An N95 respirator, still considered the gold standard by scientists and health care agencies for protection against the SARS-CoV-2 virus, gets its name from the test it has to pass: the respirator must trap 95 percent of particles 0.3 microns in size.
That 0.3 mark makes for the “most penetrating particle”—the hardest to filter, that is. Previous mask efficacy studies have focused on medical-grade masks and that smaller, trickier, submicron size range. Less is known about the cloth face coverings now increasingly available from many companies—as well as those based on designs released by the Centers for Disease Control and Prevention which people can craft at home—and how well they trap particles closer to the sizes humans emit while breathing, talking, or coughing.
In the study, Marr and her team of civil and environmental engineering researchers shifted focus to the masks and particle sizes they analyzed and found to be most important to investigate in the context of how people go about a typical day wearing face coverings. They evaluated nine homemade masks and their constituent material, as well as a surgical mask and a face shield, for their ability to trap particles ranging in size from 0.04 microns to more than 100 microns.
Each mask underwent tests for outward efficiency—the ability to trap particles exhaled by the mask wearer—and for inward efficiency for mask wearers as they inhale. The researchers tested masks and filtration materials made of one and two-ply bandanas; thin cotton; thin acrylic; microfiber; a vacuum bag; a coffee filter; a MERV 12 filter; two layers of cotton from a pillowcase to reproduce a mask sewn using instructions from the CDC; and cotton from a T-shirt to reproduce a non-sewn design also offered by the CDC on their website.
At the low end of particle sizes, from 0.1 to 0.3 microns, the homemade masks performed poorly. But when the masks were challenged with one and two-micron particles or larger, their effectiveness shot up. Several could trap 50 to 80 percent of particles in tests of both inward and outward efficiency.
That’s significant, Marr said, given what scientists have learned in the last 12 months about how the SARS-CoV-2 virus is expelled and carried aloft in air, and the average size of such droplets.
The team used three metrics to test homemade mask effectiveness in the lab: material filtration efficiency, inward protection efficiency, and outward protection efficiency. They tested for material filtration efficiency first, to see how the various fabric and filter materials would perform before being made into masks. In these experiments, the researchers sprayed sodium chloride particles from a liquid salt solution into a large bag and measured the number and sizes of the particles in the bag. They used a vacuum pump to pull air containing the particles through the material and measured the number and size of particles that made it through to the other side.

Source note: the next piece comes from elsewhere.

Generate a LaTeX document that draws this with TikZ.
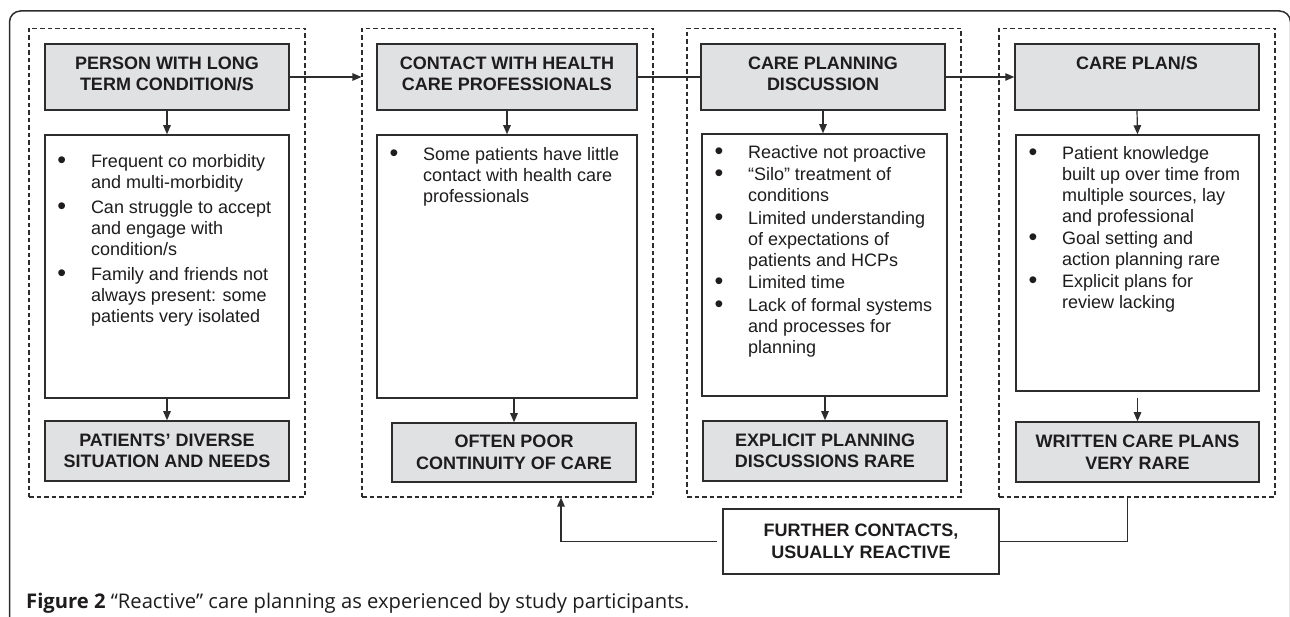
\documentclass[tikz,border=0pt]{standalone}
\usepackage{fontspec}
\setmainfont{Liberation Sans}
\newfontfamily\capfont{Open Sans}
\usetikzlibrary{arrows.meta}
\definecolor{boxgray}{RGB}{224,225,227}
\definecolor{ink}{RGB}{45,45,45}
\definecolor{txt}{RGB}{30,28,29}
\newcommand{\bitem}[1]{\par\hangindent=46pt\hangafter=1\noindent\makebox[46pt][l]{\hspace{12.5pt}\raisebox{-1.2pt}{\fontsize{25}{21}\selectfont•}}#1\par}
\newcommand{\wlist}[5]{\parbox[c][#1][t]{#2}{\vspace*{#3}\raggedright\fontsize{18}{21}\selectfont\setlength{\parskip}{#4}#5}}
\newcommand{\ttl}[2]{\parbox[c][66pt][t]{#1}{\vspace*{12.5pt}\centering #2}}
\tikzset{
  grp/.style={draw=ink, dash pattern=on 4.5pt off 3pt, line width=1.1pt, inner sep=0pt,
    minimum width=#1, minimum height=468.5pt},
  gbox/.style={draw=ink, fill=boxgray, line width=1.5pt, inner sep=0pt, text=txt,
    font=\fontsize{18}{21.5}\selectfont\bfseries},
  wbox/.style={draw=ink, fill=white, line width=1.5pt, inner sep=0pt, text=txt},
  conn/.style={draw=ink, line width=1.2pt},
  arr/.style={conn, -{Triangle[length=9pt,width=7.5pt]}}
}
\begin{document}
\begin{tikzpicture}[x=1pt,y=1pt]
\useasboundingbox (0,0) rectangle (1290,616);
% outer frame
\draw[draw=ink, line width=1.5pt, rounded corners=11pt] (9.5,-10) -- (9.5,605) -- (1290.5,605) -- (1290.5,-10);
% groups
\node[grp=276pt] (G1) at (167,353.25) {};
\node[grp=291pt] (G2) at (507.5,353.25) {};
\node[grp=274pt] (G3) at (824,353.25) {};
\node[grp=276pt] (G4) at (1137,353.25) {};
% top grey boxes
\node[gbox, minimum width=244pt, minimum height=66pt] (T1) at (167,539) {\ttl{244pt}{PERSON WITH LONG\\TERM CONDITION/S}};
\node[gbox, minimum width=260pt, minimum height=66pt] (T2) at (507,539) {\ttl{260pt}{CONTACT WITH HEALTH\\CARE PROFESSIONALS}};
\node[gbox, minimum width=244pt, minimum height=66pt] (T3) at (823,539) {\ttl{244pt}{CARE PLANNING\\DISCUSSION}};
\node[gbox, minimum width=244pt, minimum height=66pt] (T4) at (1137,539) {\ttl{244pt}{CARE PLAN/S}};
% white boxes
\node[wbox, minimum width=244pt, minimum height=263pt] (W1) at (167,349.5) {\wlist{263pt}{244pt}{15pt}{4pt}{%
\bitem{Frequent co morbidity\newline and multi-morbidity}%
\bitem{Can struggle to accept\newline and engage with\newline condition/s}%
\bitem{Family and friends not\newline always present: some\newline patients very isolated}}};
\node[wbox, minimum width=260pt, minimum height=263pt] (W2) at (507,349.5) {\wlist{263pt}{260pt}{10.5pt}{1.5pt}{%
\bitem{Some patients have little\newline contact with health care\newline professionals}}};
\node[wbox, minimum width=245pt, minimum height=262pt] (W3) at (824.5,351) {\wlist{262pt}{245pt}{9.5pt}{1.5pt}{%
\bitem{Reactive not proactive}%
\bitem{“Silo” treatment of\newline conditions}%
\bitem{Limited understanding\newline of expectations of\newline patients and HCPs}%
\bitem{Limited time}%
\bitem{Lack of formal systems\newline and processes for\newline planning}}};
\node[wbox, minimum width=243pt, minimum height=256pt] (W4) at (1137.5,353) {\wlist{256pt}{243pt}{10.5pt}{1pt}{%
\bitem{Patient knowledge\newline built up over time from\newline multiple sources, lay\newline and professional}%
\bitem{Goal setting and\newline action planning rare}%
\bitem{Explicit plans for\newline review lacking}}};
% bottom grey boxes
\node[gbox, minimum width=244pt, minimum height=60pt, align=center] (B1) at (167,165) {PATIENTS’ DIVERSE\\SITUATION AND NEEDS};
\node[gbox, minimum width=244pt, minimum height=59pt, align=center] (B2) at (514,163.5) {OFTEN POOR\\CONTINUITY OF CARE};
\node[gbox, minimum width=244pt, minimum height=60pt, align=center] (B3) at (825,165) {EXPLICIT PLANNING\\DISCUSSIONS RARE};
\node[gbox, minimum width=243pt, minimum height=60pt, align=center] (B4) at (1137.5,164) {WRITTEN CARE PLANS\\VERY RARE};
% further contacts
\node[wbox, minimum width=276pt, minimum height=65pt, align=center, font=\fontsize{18}{21.5}\selectfont\bfseries] (FC) at (861,74.5) {FURTHER CONTACTS,\\USUALLY REACTIVE};
% connectors
\draw[arr] (T1.east) -- (T1.east -| G2.west);
\draw[conn] (T2.east) -- (T3.west);
\draw[arr] (T3.east) -- (T4.west);
\draw[arr] (T1.south) -- (W1.north);
\draw[arr] (T2.south) -- (W2.north);
\draw[arr] (T3.south) -- (T3.south |- W3.north);
\draw[arr] (T4.south) -- (W4.north);
\draw[arr] (W1.south) -- (B1.north);
\draw[arr] (W2.south -| B2.north) -- (B2.north);
\draw[arr] (W3.south -| B3.north) -- (B3.north);
\draw[arr] ([yshift=-6pt]W4.south) -- (B4.north);
\path (G4.south) ++(-9.5,0) coordinate (c4);
\path (G2.south) ++(53.5,0) coordinate (c2);
\draw[conn] (c4) |- (FC.east);
\draw[arr] ([xshift=-5pt]FC.west) -| (c2);
% caption
\node[anchor=base west, inner sep=0pt, text=txt, font=\capfont\fontsize{20.2}{23}\selectfont] (cap) at (26,8) {\textbf{Figure 2} “Reactive” care planning as experienced by study participants.};
\end{tikzpicture}
\end{document}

To test inward and outward protection efficiency, Marr’s team mounted two manikins on opposite sides of a 570-liter chamber, mimicking a pair of inhaling and exhaling people talking closely. The researchers connected the exhaling manikin to a medical nebulizer that generated droplets from the manikin’s mouth. On the opposite end, they fed a vacuum line through the mouth of the inhaling manikin to pull in air containing emitted particles. Measurements were then taken of particles in the chamber as they were emitted from the exhaling manikin, or those pulled through the inhaling manikin.
The researchers ranked the homemade masks and filtration materials based on the three study metrics. The vacuum bag performed best, with a material filtration efficiency of at least 60 percent under controlled conditions, climbing to 80 percent at two microns. Its outward protection efficiency and inward protection efficiency measured at greater than 50 percent and 75 percent respectively for particles 0.5 microns or larger.